(Entries with chart source code)

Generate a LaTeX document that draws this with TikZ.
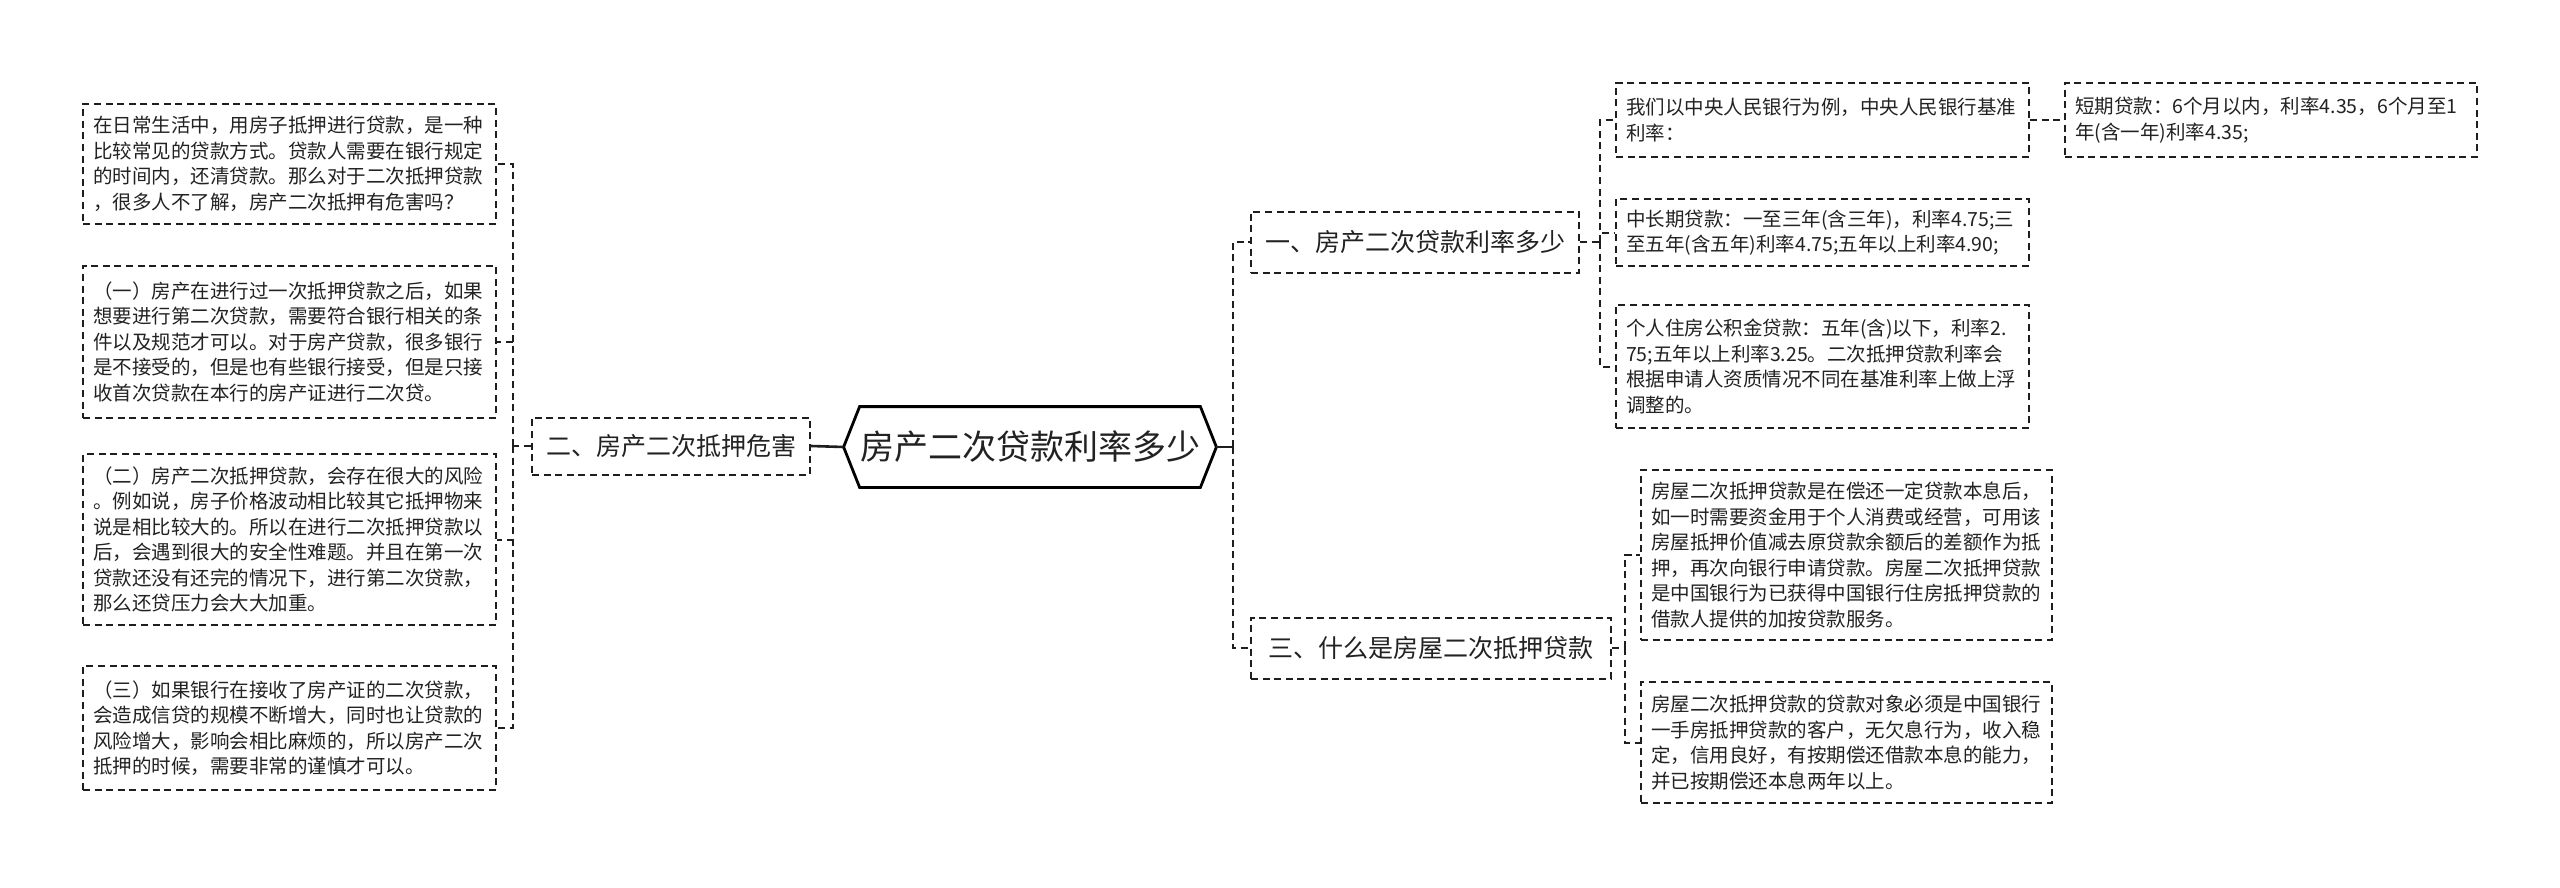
\documentclass[tikz,border=0pt]{standalone}
\usepackage{fontspec}
\newfontfamily\cjk{Noto Sans CJK SC}
\definecolor{dcol}{HTML}{1E1E1E}
\definecolor{tcol}{HTML}{222222}
\begin{document}
\begin{tikzpicture}[x=0.5pt,y=-0.5pt,
 dl/.style={draw=dcol, line width=1pt, dash pattern=on 3.5pt off 2.3pt},
 leaf/.style={dl, text=tcol, font=\cjk\fontsize{9.75pt}{12.75pt}\selectfont, align=left, inner xsep=5pt, inner ysep=0pt},
 br/.style={dl, text=tcol, font=\cjk\fontsize{12.5pt}{15pt}\selectfont, inner sep=0pt},
 conn/.style={draw=dcol, line width=1pt, dash pattern=on 3.5pt off 2.3pt},
 solidc/.style={draw=dcol, line width=1.3pt}]
\useasboundingbox (0,0) rectangle (2560,888);
\fill[white] (0,0) rectangle (2560,888);

% root
\node[inner sep=0pt, minimum width=186pt, minimum height=40pt, text=tcol,
      font=\cjk\fontsize{17pt}{20pt}\selectfont] (root) at (1030,447) {房产二次贷款利率多少};
\draw[draw=black, line width=1.4pt, line join=miter]
  (root.west) -- ([xshift=8pt]root.north west) -- ([xshift=-8pt]root.north east)
  -- (root.east) -- ([xshift=-8pt]root.south east) -- ([xshift=8pt]root.south west) -- cycle;

% branches
\node[br, minimum width=139pt, minimum height=28.5pt] (b2) at (671,446) {二、房产二次抵押危害};
\node[br, minimum width=164pt, minimum height=30.5pt] (b1) at (1415,242) {一、房产二次贷款利率多少};
\node[br, minimum width=180pt, minimum height=30.5pt] (b3) at (1431,648) {三、什么是房屋二次抵押贷款};

% left leaves
\node[leaf, text width=196.5pt, minimum height=60pt] (l1) at (289.5,164) {在日常生活中，用房子抵押进行贷款，是一种\\比较常见的贷款方式。贷款人需要在银行规定\\的时间内，还清贷款。那么对于二次抵押贷款\\，很多人不了解，房产二次抵押有危害吗？};
\node[leaf, text width=196.5pt, minimum height=76pt] (l2) at (289.5,342) {（一）房产在进行过一次抵押贷款之后，如果\\想要进行第二次贷款，需要符合银行相关的条\\件以及规范才可以。对于房产贷款，很多银行\\是不接受的，但是也有些银行接受，但是只接\\收首次贷款在本行的房产证进行二次贷。};
\node[leaf, text width=196.5pt, minimum height=85.5pt] (l3) at (289.5,539.5) {（二）房产二次抵押贷款，会存在很大的风险\\。例如说，房子价格波动相比较其它抵押物来\\说是相比较大的。所以在进行二次抵押贷款以\\后，会遇到很大的安全性难题。并且在第一次\\贷款还没有还完的情况下，进行第二次贷款，\\那么还贷压力会大大加重。};
\node[leaf, text width=196.5pt, minimum height=62pt] (l4) at (289.5,728) {（三）如果银行在接收了房产证的二次贷款，\\会造成信贷的规模不断增大，同时也让贷款的\\风险增大，影响会相比麻烦的，所以房产二次\\抵押的时候，需要非常的谨慎才可以。};

% right leaves (branch 1)
\node[leaf, text width=196.5pt, minimum height=37pt] (ra) at (1822.5,120) {我们以中央人民银行为例，中央人民银行基准\\利率：};
\node[leaf, text width=196pt, minimum height=37pt] (rac) at (2271,120) {短期贷款：6个月以内，利率4.35，6个月至1\\年(含一年)利率4.35;};
\node[leaf, text width=196.5pt, minimum height=33.5pt] (rb) at (1822.5,232.5) {中长期贷款：一至三年(含三年)，利率4.75;三\\至五年(含五年)利率4.75;五年以上利率4.90;};
\node[leaf, text width=196.5pt, minimum height=61.5pt] (rc) at (1822.5,366.5) {个人住房公积金贷款：五年(含)以下，利率2.\\75;五年以上利率3.25。二次抵押贷款利率会\\根据申请人资质情况不同在基准利率上做上浮\\调整的。};

% right leaves (branch 3)
\node[leaf, text width=195.5pt, minimum height=85pt] (rd) at (1846.5,555) {房屋二次抵押贷款是在偿还一定贷款本息后，\\如一时需要资金用于个人消费或经营，可用该\\房屋抵押价值减去原贷款余额后的差额作为抵\\押，再次向银行申请贷款。房屋二次抵押贷款\\是中国银行为已获得中国银行住房抵押贷款的\\借款人提供的加按贷款服务。};
\node[leaf, text width=195.5pt, minimum height=60.5pt] (re) at (1846.5,742.5) {房屋二次抵押贷款的贷款对象必须是中国银行\\一手房抵押贷款的客户，无欠息行为，收入稳\\定，信用良好，有按期偿还借款本息的能力，\\并已按期偿还本息两年以上。};

% junctions
\coordinate (jL) at (513,446);
\coordinate (jR) at (1233,447);
\coordinate (jR1) at (1600,242);
\coordinate (jR3) at (1625,648);

% connectors
\draw[solidc] (root.west) -- (b2.east);
\draw[solidc] (root.east) -- (jR);
\draw[conn] (jR) |- (b1.west);
\draw[conn] (jR) |- (b3.west);

\draw[conn] (b2.west) -- (jL);
\draw[conn] (jL) |- (l1.east);
\draw[conn] (jL) |- (l2.east);
\draw[conn] (jL) |- (l3.east);
\draw[conn] (jL) |- (l4.east);

\draw[conn] (b1.east) -- (jR1);
\draw[conn] (jR1) |- (ra.west);
\draw[conn] (jR1) |- (rb.west);
\draw[conn] (jR1) |- (rc.west);
\draw[conn] (ra.east) -- (rac.west);

\draw[conn] (b3.east) -- (jR3);
\draw[conn] (jR3) |- (rd.west);
\draw[conn] (jR3) |- (re.west);
\end{tikzpicture}
\end{document}
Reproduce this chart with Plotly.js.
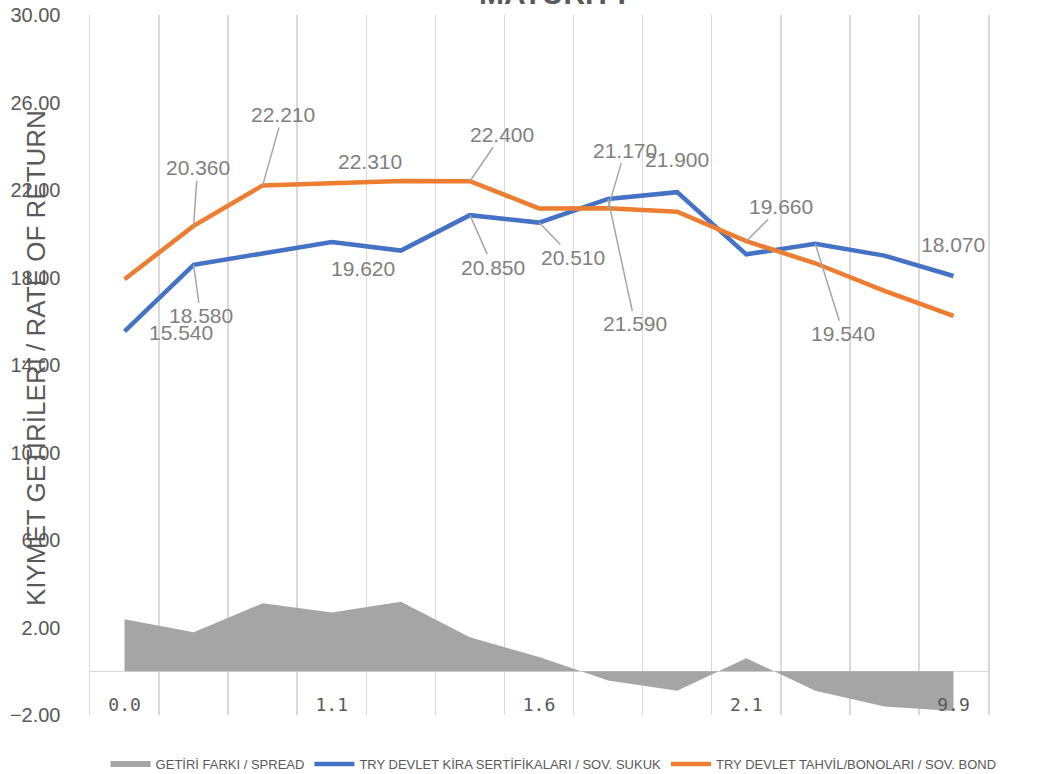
<!DOCTYPE html>
<html>
<head>
<meta charset="utf-8">
<script src="https://cdn.plot.ly/plotly-3.0.1.min.js"></script>
<style>
  html, body { margin: 0; padding: 0; background: #ffffff; }
  #chart { width: 1056px; height: 774px; }
</style>
</head>
<body>
<div id="chart"></div>
<script>
// ---- data ----
const tickLabels = ['0.0', '1.1', '1.6', '2.1', '9.9'];
const tickPositions = [0, 3, 6, 9, 12];

const sukukName = 'TRY DEVLET KİRA SERTİFİKALARI / SOV. SUKUK';
const bondName = 'TRY DEVLET TAHVİL/BONOLARI / SOV. BOND';
const spreadName = 'GETİRİ FARKI / SPREAD';

const sukuk = [15.54, 18.58, 19.10, 19.62, 19.23, 20.85, 20.51, 21.59, 21.90, 19.06, 19.54, 19.00, 18.07];
const bond = [17.92, 20.36, 22.21, 22.31, 22.41, 22.40, 21.16, 21.17, 21.01, 19.66, 18.65, 17.39, 16.25];
const spread = [2.38, 1.78, 3.11, 2.69, 3.18, 1.55, 0.65, -0.42, -0.89, 0.60, -0.89, -1.61, -1.82];

const yTickValues = [-2, 2, 6, 10, 14, 18, 22, 26, 30];

// which points carry a data label
const sukukLabelIdx = [0, 1, 3, 5, 6, 7, 8, 10, 12];
const bondLabelIdx = [1, 2, 3, 5, 7, 9];

// ---- label placement (style: pixel offsets of the label from its point, leader line shown?) ----
const sukukLabelOffsets = {
  0: [56, 1, false], 1: [7, 51, true], 3: [31, 26, false], 5: [23, 52, true],
  6: [34, 35, true], 7: [27, 125, true], 8: [0, -33, false], 10: [28, 90, true],
  12: [0, -31, false]
};
const bondLabelOffsets = {
  1: [4, -58, true], 2: [20, -71, true], 3: [38, -22, false],
  5: [32, -47, true], 7: [17, -58, true], 9: [35, -35, true]
};

const xIdx = sukuk.map((_, i) => i);
const gridPositions = [];
for (let i = 0; i <= sukuk.length; i++) gridPositions.push(i - 0.5);

const GREY_TEXT = '#595959';
const LABEL_GREY = '#7f7f7f';
const GRID = '#d9d9d9';

const traces = [
  {
    x: xIdx, y: spread, name: spreadName, type: 'scatter', mode: 'none',
    fill: 'tozeroy', fillcolor: '#a5a5a5', hoverinfo: 'skip'
  },
  {
    x: xIdx, y: sukuk, name: sukukName, type: 'scatter', mode: 'lines',
    line: { color: '#4472c4', width: 4.5 }, hoverinfo: 'skip'
  },
  {
    x: xIdx, y: bond, name: bondName, type: 'scatter', mode: 'lines',
    line: { color: '#ed7d31', width: 4.5 }, hoverinfo: 'skip'
  }
];

function makeLabel(series, i, off) {
  return {
    x: i, y: series[i], xref: 'x', yref: 'y',
    text: series[i].toFixed(3),
    font: { family: 'Liberation Sans, Arial, sans-serif', size: 21, color: LABEL_GREY },
    showarrow: true, ax: off[0], ay: off[1], axref: 'pixel', ayref: 'pixel',
    arrowhead: 0, arrowwidth: 1.5, standoff: 0, startstandoff: 0,
    arrowcolor: off[2] ? '#a6a6a6' : 'rgba(0,0,0,0)'
  };
}

const annotations = [];
sukukLabelIdx.forEach(i => annotations.push(makeLabel(sukuk, i, sukukLabelOffsets[i])));
bondLabelIdx.forEach(i => annotations.push(makeLabel(bond, i, bondLabelOffsets[i])));

annotations.push({
  text: 'KIYMET GETİRİLERİ / RATE OF RETURN',
  xref: 'paper', yref: 'paper', x: -0.06, y: 0.51,
  xanchor: 'center', yanchor: 'middle', textangle: -90, showarrow: false,
  font: { family: 'Liberation Sans, Arial, sans-serif', size: 26, color: GREY_TEXT }
});

annotations.push({
  text: '<b>MATURITY</b>',
  xref: 'paper', yref: 'paper', x: (555 - 90) / 898, y: 1.03,
  xanchor: 'center', yanchor: 'middle', showarrow: false,
  font: { family: 'Liberation Sans, Arial, sans-serif', size: 30, color: GREY_TEXT }
});

const layout = {
  width: 1056, height: 774,
  paper_bgcolor: '#ffffff', plot_bgcolor: '#ffffff',
  margin: { l: 90, r: 68, t: 15, b: 59 },
  showlegend: true,
  legend: {
    orientation: 'h', xref: 'container', yref: 'container',
    x: 0.1, xanchor: 'left', y: 10 / 774, yanchor: 'middle',
    font: { family: 'Liberation Sans, Arial, sans-serif', size: 13, color: GREY_TEXT },
    traceorder: 'normal', itemwidth: 40
  },
  xaxis: {
    range: [-0.5, 12.5],
    tickmode: 'array', tickvals: tickPositions, ticktext: tickLabels,
    showgrid: false, zeroline: false, showline: false, ticks: '',
    ticklabelstandoff: -23,
    tickfont: { family: 'DejaVu Sans Mono, monospace', size: 18, color: GREY_TEXT },
    minor: { tickmode: 'array', tickvals: gridPositions, showgrid: true, gridcolor: GRID, gridwidth: 1.5, ticks: '' },
    fixedrange: true
  },
  yaxis: {
    range: [-2, 30],
    tickmode: 'array', tickvals: yTickValues,
    tickformat: '.2f',
    showgrid: false, ticks: '',
    showline: true, mirror: true, linecolor: GRID, linewidth: 1.5,
    zeroline: true, zerolinecolor: GRID, zerolinewidth: 1.5,
    ticklabelstandoff: 24,
    tickfont: { family: 'Liberation Sans, Arial, sans-serif', size: 20, color: GREY_TEXT },
    fixedrange: true
  },
  annotations: annotations
};

Plotly.newPlot('chart', traces, layout, { displayModeBar: false, staticPlot: true });
</script>
</body>
</html>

_Task statement_: Pull every line containing "this" out of the records.

_Written response_:
Generate a LaTeX document that draws this with TikZ.
Reproduce this chart with Plotly.js.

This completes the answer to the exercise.